Required work: Copy the lines below as they are; omit the images they contain.

Records provided:
** start **

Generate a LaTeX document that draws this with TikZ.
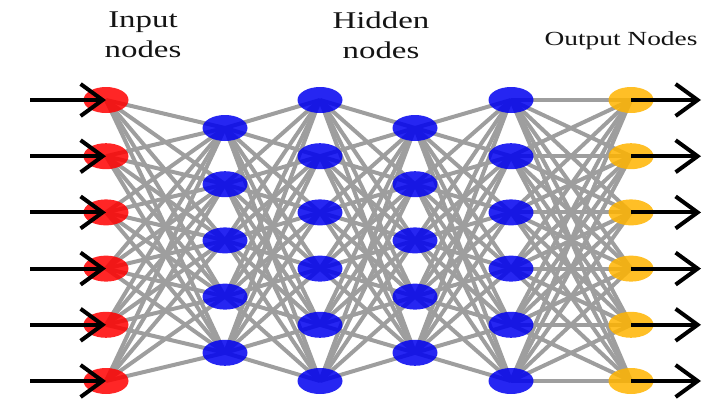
\documentclass[tikz,border=0pt]{standalone}
\usepackage{fontspec}
\setmainfont{Liberation Serif}
\usetikzlibrary{arrows.meta, shapes.geometric, backgrounds}
\definecolor{inred}{HTML}{FF0000}
\definecolor{hidblue}{HTML}{0000F0}
\definecolor{outamber}{HTML}{FFB400}
\definecolor{linkgray}{HTML}{9E9E9E}
\definecolor{darktext}{HTML}{141414}
\tikzset{
    neuron/.style={ellipse, minimum width=45pt, minimum height=26pt, inner sep=0pt, fill opacity=0.85},
    link/.style={draw=linkgray, line width=4pt},
    signal/.style={draw=black, line width=4pt, -{Straight Barb[length=22pt, width=32pt]}},
    layertitle/.style={font=\fontsize{24}{30}\selectfont, text=darktext, align=center, inner sep=0pt,
          xscale=1.37, transform shape}
}

\begin{document}
\begin{tikzpicture}[x=1pt, y=-1pt]
    \useasboundingbox (0,0) rectangle (703,407);
    % layers: input, four hidden, output
    \foreach \i in {1,...,6} {
        \node[neuron, fill=inred] (in-\i) at (106, 100+56.2*\i-56.2) {};
        \node[neuron, fill=hidblue] (hb-\i) at (320, 100+56.2*\i-56.2) {};
        \node[neuron, fill=hidblue] (hd-\i) at (511, 100+56.2*\i-56.2) {};
        \node[neuron, fill=outamber] (out-\i) at (631, 100+56.2*\i-56.2) {};
        \coordinate (src-\i) at (30, 100+56.2*\i-56.2);
        \coordinate (dst-\i) at (701, 100+56.2*\i-56.2);
    }
    \foreach \j in {1,...,5} {
        \node[neuron, fill=hidblue] (ha-\j) at (225, 128+56.2*\j-56.2) {};
        \node[neuron, fill=hidblue] (hc-\j) at (415, 128+56.2*\j-56.2) {};
    }
    % weights, behind the nodes
    \begin{scope}[on background layer]
    \foreach \i in {1,...,6} {
        \foreach \j in {1,...,5} {
            \path[link] (in-\i.center) -- (ha-\j.center);
            \path[link] (ha-\j.center) -- (hb-\i.center);
            \path[link] (hb-\i.center) -- (hc-\j.center);
            \path[link] (hc-\j.center) -- (hd-\i.center);
        }
        \foreach \k in {1,...,6} {
            \path[link] (hd-\i.center) -- (out-\k.center);
        }
    }
    \end{scope}
    % inputs and outputs
    \foreach \i in {1,...,6} {
        \draw[signal] (src-\i) -- (in-\i.center);
        \draw[signal] (out-\i.center) -- (dst-\i);
    }
    % titles
    \node[layertitle, anchor=north] (inlabel) at (143,12) {Input\\nodes};
    \node[layertitle, anchor=north] (hidlabel) at (381,12) {Hidden\\nodes};
    \node[layertitle, font=\fontsize{20}{24}\selectfont, anchor=base] (outlabel) at (621,45) {Output Nodes};
\end{tikzpicture}
\end{document}
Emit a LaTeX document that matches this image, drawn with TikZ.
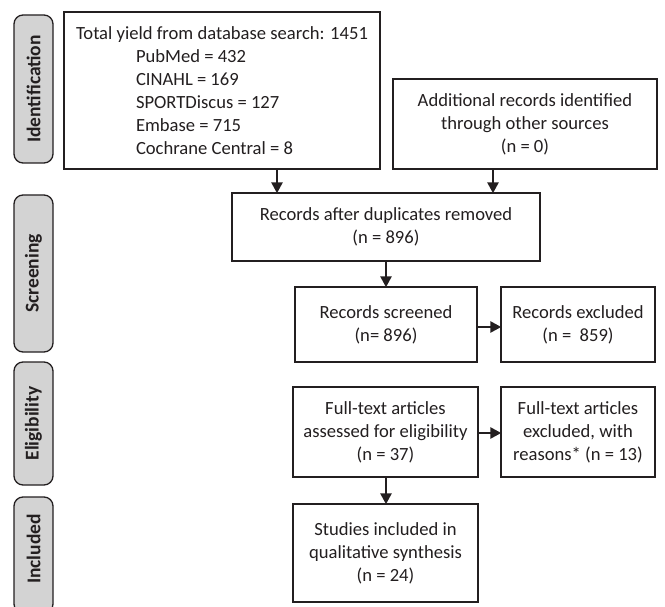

** end **

Response to this exercise:
Generate a LaTeX document that draws this with TikZ.
\documentclass[tikz,border=0pt]{standalone}
\usepackage{fontspec}
\setmainfont{Liberation Serif}
\usetikzlibrary{arrows.meta, shapes.geometric, backgrounds}
\definecolor{inred}{HTML}{FF0000}
\definecolor{hidblue}{HTML}{0000F0}
\definecolor{outamber}{HTML}{FFB400}
\definecolor{linkgray}{HTML}{9E9E9E}
\definecolor{darktext}{HTML}{141414}
\tikzset{
    neuron/.style={ellipse, minimum width=45pt, minimum height=26pt, inner sep=0pt, fill opacity=0.85},
    link/.style={draw=linkgray, line width=4pt},
    signal/.style={draw=black, line width=4pt, -{Straight Barb[length=22pt, width=32pt]}},
    layertitle/.style={font=\fontsize{24}{30}\selectfont, text=darktext, align=center, inner sep=0pt,
          xscale=1.37, transform shape}
}

\begin{document}
\begin{tikzpicture}[x=1pt, y=-1pt]
    \useasboundingbox (0,0) rectangle (703,407);
    % layers: input, four hidden, output
    \foreach \i in {1,...,6} {
        \node[neuron, fill=inred] (in-\i) at (106, 100+56.2*\i-56.2) {};
        \node[neuron, fill=hidblue] (hb-\i) at (320, 100+56.2*\i-56.2) {};
        \node[neuron, fill=hidblue] (hd-\i) at (511, 100+56.2*\i-56.2) {};
        \node[neuron, fill=outamber] (out-\i) at (631, 100+56.2*\i-56.2) {};
        \coordinate (src-\i) at (30, 100+56.2*\i-56.2);
        \coordinate (dst-\i) at (701, 100+56.2*\i-56.2);
    }
    \foreach \j in {1,...,5} {
        \node[neuron, fill=hidblue] (ha-\j) at (225, 128+56.2*\j-56.2) {};
        \node[neuron, fill=hidblue] (hc-\j) at (415, 128+56.2*\j-56.2) {};
    }
    % weights, behind the nodes
    \begin{scope}[on background layer]
    \foreach \i in {1,...,6} {
        \foreach \j in {1,...,5} {
            \path[link] (in-\i.center) -- (ha-\j.center);
            \path[link] (ha-\j.center) -- (hb-\i.center);
            \path[link] (hb-\i.center) -- (hc-\j.center);
            \path[link] (hc-\j.center) -- (hd-\i.center);
        }
        \foreach \k in {1,...,6} {
            \path[link] (hd-\i.center) -- (out-\k.center);
        }
    }
    \end{scope}
    % inputs and outputs
    \foreach \i in {1,...,6} {
        \draw[signal] (src-\i) -- (in-\i.center);
        \draw[signal] (out-\i.center) -- (dst-\i);
    }
    % titles
    \node[layertitle, anchor=north] (inlabel) at (143,12) {Input\\nodes};
    \node[layertitle, anchor=north] (hidlabel) at (381,12) {Hidden\\nodes};
    \node[layertitle, font=\fontsize{20}{24}\selectfont, anchor=base] (outlabel) at (621,45) {Output Nodes};
\end{tikzpicture}
\end{document}
Emit a LaTeX document that matches this image, drawn with TikZ.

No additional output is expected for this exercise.